Baking a cake is not dictated by religious practices, making frosting roses and garlands does not imply anything religious. Application of strands of little pearl looking sugar beads does not require Devine guidance. I seriously doubt any religious laws/texts have anything to say about wedding cake decorating.
And yet bakers have found secular reasons to refuse to decorate cakes a certain way. A Wal-mart refused to make a pro-police cake, another Colorado baker refused to make a cake with an anti-gay message.
So you’re argument is that they should have made the cakes as requested? Well, I’d think we’d agree on the Wal-mart, since that was rogue employees and not Wal-mart’s official policy.
The key question here is, “can bakers refuse to make custom cakes with decorations they object to?” The Colorado civil rights commission says yes. So even if the baker “loses” the case, he still doesn’t have to provide anything but pre-made cakes for gay weddings. Or a “custom” cake that’s indistinguishable from the cakes he makes for straight weddings.
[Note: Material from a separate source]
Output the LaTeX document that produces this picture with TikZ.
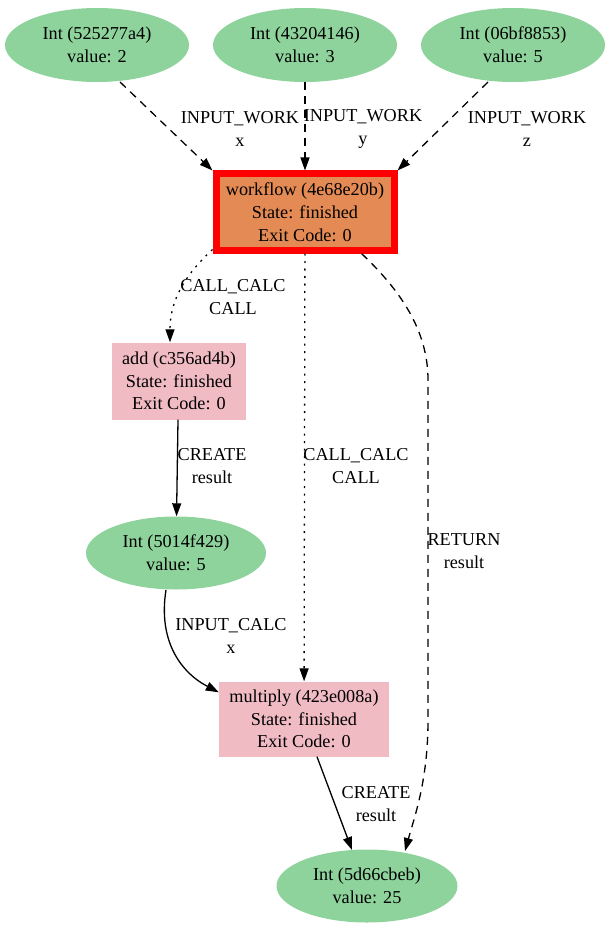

Oh, then you should go tell that baker and the supreme court that.
On second thought, you may be implying that there is some religion or sect that has a problem using those words at all. If that is the case, why don’t you just go ahead and say that, rather than trying to get us to guess what religion you happen to be thinking of?
I think he means that there are some religious laws against incest or underage marriages or polygamy or stuff like that. Some even forbid “mixed” marriages between the correct religion and “those other folks”.
A baker could claim that “May our marriage be blessed by God” is against his religious beliefs, but in order to make that claim, he would have to deny that message to all customers, not just to some of them.